Businesses have to be cut loose to grow and prosper. Not to let go of the reigns entirely, but to give businesses the incentives they need to grow jobs and increase spending on goods and services. I am a big believer in trickle-down economics, it worked very well for Reagan and you would think that we should have collectively learned that lesson by now.
Public confidence in the economy can never be achieved with new government road construction programs or Union contract-handouts such as are present in Obama’s current Jobs plan, it has to be generated by companies in the private sector as they see regulations and tax rates drop off. Tort reform has been a clarion call now for quite a few years, but I have yet to see anything substantial happen on that front in Washington.
Those in control of the agenda at this point just don’t have the political will to tackle that because they are too beholden to those legal firm interests who have been wining & dining them for decades.
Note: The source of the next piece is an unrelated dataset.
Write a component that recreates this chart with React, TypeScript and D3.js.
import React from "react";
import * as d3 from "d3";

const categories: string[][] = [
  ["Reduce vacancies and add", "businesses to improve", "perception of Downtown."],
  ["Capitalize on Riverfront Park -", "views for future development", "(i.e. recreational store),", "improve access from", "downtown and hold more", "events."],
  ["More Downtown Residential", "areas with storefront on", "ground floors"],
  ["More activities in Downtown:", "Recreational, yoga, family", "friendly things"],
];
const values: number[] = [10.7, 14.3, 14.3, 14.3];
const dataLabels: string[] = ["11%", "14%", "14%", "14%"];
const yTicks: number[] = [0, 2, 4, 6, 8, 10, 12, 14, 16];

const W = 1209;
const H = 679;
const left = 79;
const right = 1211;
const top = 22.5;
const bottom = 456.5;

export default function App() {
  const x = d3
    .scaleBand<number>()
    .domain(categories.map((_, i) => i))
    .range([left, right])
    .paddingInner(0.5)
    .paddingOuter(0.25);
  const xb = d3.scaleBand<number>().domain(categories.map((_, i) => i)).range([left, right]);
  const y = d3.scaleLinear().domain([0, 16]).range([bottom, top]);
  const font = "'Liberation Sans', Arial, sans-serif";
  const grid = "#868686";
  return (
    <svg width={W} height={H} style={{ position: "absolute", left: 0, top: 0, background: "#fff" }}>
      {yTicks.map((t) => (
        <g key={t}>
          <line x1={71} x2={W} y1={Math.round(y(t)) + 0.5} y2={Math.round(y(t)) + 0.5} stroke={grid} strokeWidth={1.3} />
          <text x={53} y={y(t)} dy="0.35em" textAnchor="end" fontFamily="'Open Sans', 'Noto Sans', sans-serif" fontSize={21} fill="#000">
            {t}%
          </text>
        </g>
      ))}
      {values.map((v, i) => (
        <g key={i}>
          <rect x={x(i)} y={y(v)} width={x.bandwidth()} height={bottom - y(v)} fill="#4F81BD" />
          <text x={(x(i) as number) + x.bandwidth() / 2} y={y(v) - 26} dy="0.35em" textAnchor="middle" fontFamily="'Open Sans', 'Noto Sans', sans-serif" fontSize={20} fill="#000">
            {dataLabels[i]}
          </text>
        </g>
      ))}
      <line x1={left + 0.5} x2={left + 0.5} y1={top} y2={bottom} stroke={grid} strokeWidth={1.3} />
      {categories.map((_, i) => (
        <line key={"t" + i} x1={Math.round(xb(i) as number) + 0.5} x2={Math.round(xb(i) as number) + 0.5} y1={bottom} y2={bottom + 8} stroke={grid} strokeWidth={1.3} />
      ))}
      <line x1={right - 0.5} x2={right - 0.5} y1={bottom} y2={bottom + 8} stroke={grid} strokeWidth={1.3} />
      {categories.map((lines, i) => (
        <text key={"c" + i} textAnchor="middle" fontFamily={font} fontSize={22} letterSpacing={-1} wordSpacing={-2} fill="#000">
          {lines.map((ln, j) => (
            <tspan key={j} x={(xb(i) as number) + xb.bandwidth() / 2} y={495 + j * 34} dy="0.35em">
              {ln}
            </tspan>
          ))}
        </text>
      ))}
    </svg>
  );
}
And this is not just a problem with Democrats; Republican politicians have had plenty of opportunities in the past to engage in real tort reform and have failed to take it on then as well.
As with anything, the government has so entrenched itself directly in the path of success for many companies through onerous healthcare legislation and other “Social Engineering” projects, that it will take a change in leadership within our government before we can possibly turn this boat around.
Well, here's the view from the even cheaper seats, the remote seats.
I agree with you completely, almost. I think you're spending your time working out how he's going to pay for it without raising taxes or increasing the deficit, but something else has to come first. Go back to the beginning.
Will those job proposals actually make jobs?
The short answer is: NO.
He's going to give everybody money so that more teachers, firefighters, veterans, etc. can be hired. He's going to spend money on infrastructure (highways) etc. so construction workers can be hired. and on and on.
But all these things are relatively short term fixes, like cold cream on measles. As soon as the federal money runs out, the jobs stop, and everybody in the country knows that. Banks know that, too. So will they make loans or mortgages based on short term jobs. No. Will businesses expand, build new factories, hire more workers based on short term money. No. Will everyone run out and buy a house? No. Why would they? They'll just lose it again.
They'll spend this Federal money as long as he hands it out, and then crawl back in their holes. They won't invest, because they know the same old cliff is waiting at the other end of it.
So, what would make someone try to buy a house? What would make banks begin to loan again?
CONFIDENCE, MAN! Don't you see it? Confidence that this country is going to keep on perking and providing a good life for you and me. That markets will be there if I start a company. That our government will stop screwing up everything we try to do for ourselves. Confidence that someone's in charge that actually has brains and a sense of responsibility. And confidence that we actually have brains and can work our way out of this if government will just leave us alone to do it.
But we need to shake off the shackles we've put on ourselves. We've unionized ourselves into a straightjacket. We've litigated ourselves into the poorhouse. We've got to fix these problems, so that we can move on. We have to have the guts to to get out of the dust, stand up and yell "We're back". Then do what's necessary even at personal cost.
We did it before. That's how we started this place. And the world admired us for it. But somehow we've convinced ourselves that we should be ashamed of our beginnings, and it's strangling us.